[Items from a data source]
- - - - - - -

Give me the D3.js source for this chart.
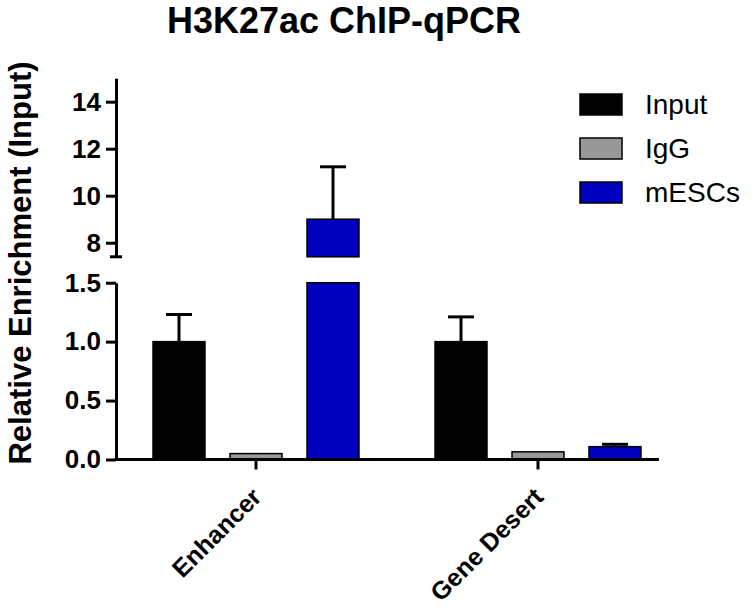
<!DOCTYPE html>
<html>
<head>
<meta charset="utf-8">
<script src="https://cdn.jsdelivr.net/npm/d3@7"></script>
<style>
  body { margin: 0; background: #fff; }
  svg text { font-family: Arial, "Liberation Sans", sans-serif; fill: #000; }
</style>
</head>
<body>
<svg id="chart" width="754" height="611"></svg>
<script>
// data
var categories = ["Enhancer", "Gene Desert"];
var series = ["Input", "IgG", "mESCs"];
var colors = ["#000000", "#999999", "#0000c0"];
var inputMean = [1.0, 1.0];
var inputErr = [0.23, 0.21];
var iggMean = [0.05, 0.065];
var iggErr = [0, 0];
var mescMean = [9.0, 0.109];
var mescErr = [2.23, 0.02];
var upperTicks = [8, 10, 12, 14];
var lowerTicks = [0, 0.5, 1.0, 1.5];

var means = [inputMean, iggMean, mescMean];
var errs = [inputErr, iggErr, mescErr];

var rows = [];
series.forEach(function (s, i) {
    categories.forEach(function (c, j) {
        rows.push({ series: s, cat: c, value: means[i][j], err: errs[i][j], color: colors[i] });
    });
});

var svg = d3.select("#chart");
var axisX = 116;

// two y scales for the broken axis
var yTop = d3.scaleLinear().domain([7.4, 15]).range([256.8, 78.2]);
var yBot = d3.scaleLinear().domain([0, 1.5]).range([459.5, 282.7]);

var x0 = d3.scaleBand().domain(categories).range([115, 679]);
var x1 = d3.scaleBand().domain(series)
    .range([x0.bandwidth() / 2 - 115.5, x0.bandwidth() / 2 + 115.5])
    .paddingInner(0.325).paddingOuter(0.1625);

// title
svg.append("text")
    .attr("x", 344).attr("y", 33)
    .attr("text-anchor", "middle")
    .attr("font-size", 36).attr("font-weight", "bold")
    .text("H3K27ac ChIP-qPCR");

// y axis title
svg.append("text")
    .attr("transform", "translate(31,263) rotate(-90)")
    .attr("text-anchor", "middle")
    .attr("font-size", 31).attr("font-weight", "bold")
    .text("Relative Enrichment (Input)");

// bars
var bars = svg.append("g");
rows.forEach(function (d) {
    var bx = x0(d.cat) + x1(d.series);
    var bw = x1.bandwidth();
    if (d.value > 1.5) {
        bars.append("rect")
            .attr("x", bx).attr("width", bw)
            .attr("y", yTop(d.value)).attr("height", yTop.range()[0] - yTop(d.value))
            .attr("fill", d.color).attr("stroke", "#000").attr("stroke-width", 1.5);
        bars.append("rect")
            .attr("x", bx).attr("width", bw)
            .attr("y", yBot(1.5)).attr("height", yBot(0) - yBot(1.5))
            .attr("fill", d.color).attr("stroke", "#000").attr("stroke-width", 1.5);
    } else {
        bars.append("rect")
            .attr("x", bx).attr("width", bw)
            .attr("y", yBot(d.value)).attr("height", yBot(0) - yBot(d.value))
            .attr("fill", d.color).attr("stroke", "#000").attr("stroke-width", 1.5);
    }
    if (d.err > 0) {
        var y = d.value > 1.5 ? yTop : yBot;
        var cx = bx + bw / 2;
        bars.append("line")
            .attr("x1", cx).attr("x2", cx)
            .attr("y1", y(d.value)).attr("y2", y(d.value + d.err))
            .attr("stroke", "#000").attr("stroke-width", 3);
        bars.append("line")
            .attr("x1", cx - 13).attr("x2", cx + 13)
            .attr("y1", y(d.value + d.err)).attr("y2", y(d.value + d.err))
            .attr("stroke", "#000").attr("stroke-width", 3);
    }
});

// y axes
function drawY(scale, ticks, fmt) {
    var g = svg.append("g").attr("transform", "translate(" + axisX + ",0)")
        .call(d3.axisLeft(scale).tickValues(ticks).tickFormat(fmt).tickSize(10).tickSizeOuter(0));
    g.select(".domain").attr("stroke-width", 3);
    g.selectAll(".tick line").attr("stroke-width", 3);
    g.selectAll(".tick text")
        .attr("x", -15)
        .attr("font-size", 26).attr("font-weight", "bold")
        .attr("font-family", null);
    return g;
}
drawY(yTop, upperTicks, d3.format("d"));
drawY(yBot, lowerTicks, d3.format(".1f"));

// break mark at bottom of the upper segment
svg.append("line")
    .attr("x1", axisX - 6).attr("x2", axisX + 6)
    .attr("y1", yTop.range()[0]).attr("y2", yTop.range()[0])
    .attr("stroke", "#000").attr("stroke-width", 3);

// x axis
var gx = svg.append("g").attr("transform", "translate(0," + yBot(0) + ")");
gx.append("line")
    .attr("x1", axisX - 1.5).attr("x2", 659)
    .attr("stroke", "#000").attr("stroke-width", 3);
categories.forEach(function (c) {
    var cx = x0(c) + x0.bandwidth() / 2;
    gx.append("line")
        .attr("x1", cx).attr("x2", cx).attr("y1", 0).attr("y2", 10)
        .attr("stroke", "#000").attr("stroke-width", 3);
    gx.append("text")
        .attr("transform", "translate(" + (cx + 7) + ",39) rotate(-45)")
        .attr("text-anchor", "end")
        .attr("font-size", 25).attr("font-weight", "bold")
        .text(c);
});

// legend
var legend = svg.append("g").attr("transform", "translate(580,94)");
series.forEach(function (s, i) {
    var g = legend.append("g").attr("transform", "translate(0," + i * 44 + ")");
    g.append("rect")
        .attr("width", 42).attr("height", 21)
        .attr("fill", colors[i]).attr("stroke", "#000").attr("stroke-width", 1.5);
    g.append("text")
        .attr("x", 65).attr("y", 20)
        .attr("font-size", 28)
        .text(s);
});
</script>
</body>
</html>
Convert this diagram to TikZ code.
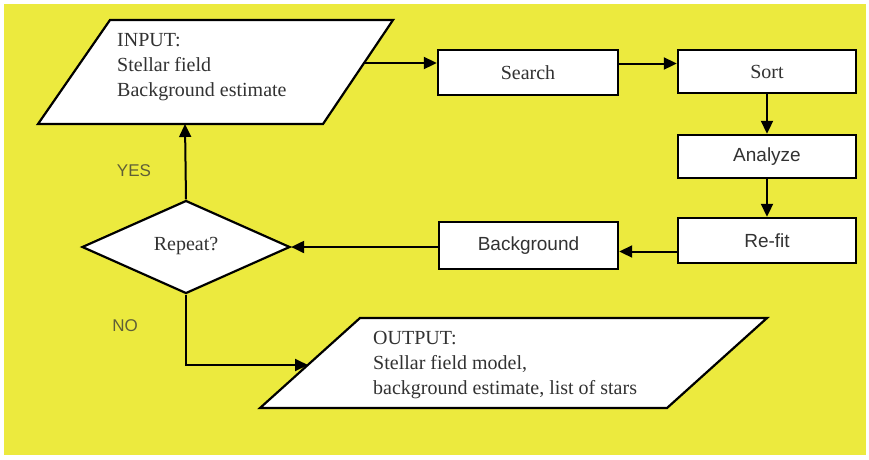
\documentclass[tikz,border=0pt]{standalone}
\usepackage{fontspec}
\setmainfont{Liberation Serif}
\setsansfont{Liberation Sans}
\usetikzlibrary{arrows.meta,shapes.geometric}
\definecolor{bgyellow}{RGB}{236,234,62}
\definecolor{txtgray}{RGB}{50,50,50}
\definecolor{lblolive}{RGB}{95,95,55}
\tikzset{
  procbox/.style={draw=black,line width=2.4pt,fill=white,rectangle,inner sep=0pt,
    text=txtgray},
  serif/.style={font=\fontsize{20}{25}\selectfont\rmfamily},
  sans/.style={font=\fontsize{19}{24}\selectfont\sffamily},
  iobox/.style={draw=black,line width=2.2pt,fill=white,line join=miter},
  flow/.style={draw=black,line width=2pt,-{Triangle[length=13pt,width=12pt]}},
  lbl/.style={text=lblolive,font=\fontsize{17}{20}\selectfont\sffamily,inner sep=0pt}
}
\begin{document}
\begin{tikzpicture}[x=1pt,y=-1pt]
\useasboundingbox (0,0) rectangle (869,459);
\fill[white] (0,0) rectangle (869,459);
\fill[bgyellow] (4,4) rectangle (866,455);

% input parallelogram
\draw[iobox] (110,20) -- (393,20) -- (323,124) -- (38,124) -- cycle;
\node[serif,text=txtgray,anchor=north west,align=left,inner sep=0pt] (input) at (117,33)
  {INPUT:\\Stellar field\\Background estimate};
\coordinate (inR) at (363,63);
\coordinate (inB) at (185,124);

% output parallelogram
\draw[iobox] (360,318) -- (767,318) -- (667,408) -- (260,408) -- cycle;
\node[serif,text=txtgray,anchor=north west,align=left,inner sep=0pt] (output) at (373,331)
  {OUTPUT:\\Stellar field model,\\background estimate, list of stars};
\coordinate (outL) at (308,365);

% process boxes
\node[procbox,serif,minimum width=180pt,minimum height=45pt] (search) at (528,72.5) {Search};
\node[procbox,serif,minimum width=178pt,minimum height=43pt] (sort) at (767,71.5) {Sort};
\node[procbox,sans,minimum width=178pt,minimum height=43pt] (analyze) at (767,156.5) {Analyze};
\node[procbox,sans,minimum width=178pt,minimum height=45pt] (refit) at (767,240.5) {Re-fit};
\node[procbox,sans,minimum width=179pt,minimum height=47pt] (background) at (528.5,245.5) {Background};

% decision
\node[diamond,draw=black,line width=2.2pt,fill=white,minimum width=208pt,minimum height=93pt,
  inner sep=0pt,serif,text=txtgray] (repeat) at (186,247) {\raisebox{7pt}{Repeat?}};

% connectors
\draw[flow] (inR) -- (inR -| search.west);
\coordinate (sout) at ([yshift=9pt]search.east);
\draw[flow] (sout) -- (sout -| sort.west);
\draw[flow] (sort.south) -- (analyze.north);
\draw[flow] (analyze.south) -- (refit.north);
\coordinate (rfout) at ([yshift=-11pt]refit.west);
\draw[flow] (rfout) -- (rfout -| background.east);
\draw[flow] (repeat.east -| background.west) -- (repeat.east);
\draw[flow] (repeat.north) -- (inB);
\draw[flow] (repeat.south) |- (outL);

% labels
\node[lbl] (yes) at (134,171) {YES};
\node[lbl] (no) at (125,326) {NO};
\end{tikzpicture}
\end{document}
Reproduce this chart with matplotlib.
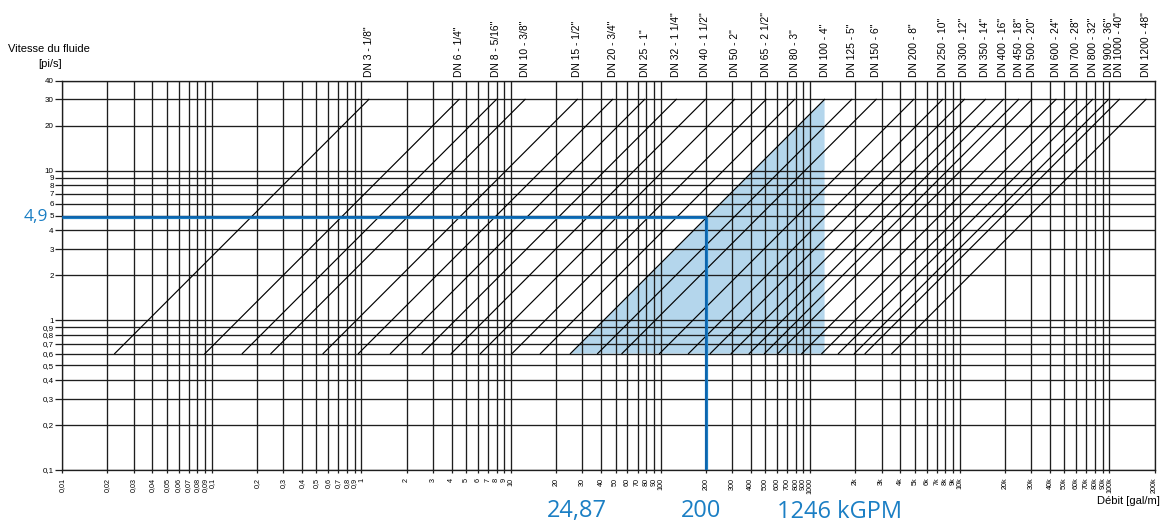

- - - - - - -

▸ GIVEN EXERCISE
Copy, word for word, the entries above from the first line to the line that holds "var axisX = 116;". Drop the pictures.

▸ FULL OUTPUT
Give me the D3.js source for this chart.
<!DOCTYPE html>
<html>
<head>
<meta charset="utf-8">
<script src="https://cdn.jsdelivr.net/npm/d3@7"></script>
<style>
  body { margin: 0; background: #fff; }
  svg text { font-family: Arial, "Liberation Sans", sans-serif; fill: #000; }
</style>
</head>
<body>
<svg id="chart" width="754" height="611"></svg>
<script>
// data
var categories = ["Enhancer", "Gene Desert"];
var series = ["Input", "IgG", "mESCs"];
var colors = ["#000000", "#999999", "#0000c0"];
var inputMean = [1.0, 1.0];
var inputErr = [0.23, 0.21];
var iggMean = [0.05, 0.065];
var iggErr = [0, 0];
var mescMean = [9.0, 0.109];
var mescErr = [2.23, 0.02];
var upperTicks = [8, 10, 12, 14];
var lowerTicks = [0, 0.5, 1.0, 1.5];

var means = [inputMean, iggMean, mescMean];
var errs = [inputErr, iggErr, mescErr];

var rows = [];
series.forEach(function (s, i) {
    categories.forEach(function (c, j) {
        rows.push({ series: s, cat: c, value: means[i][j], err: errs[i][j], color: colors[i] });
    });
});

var svg = d3.select("#chart");
var axisX = 116;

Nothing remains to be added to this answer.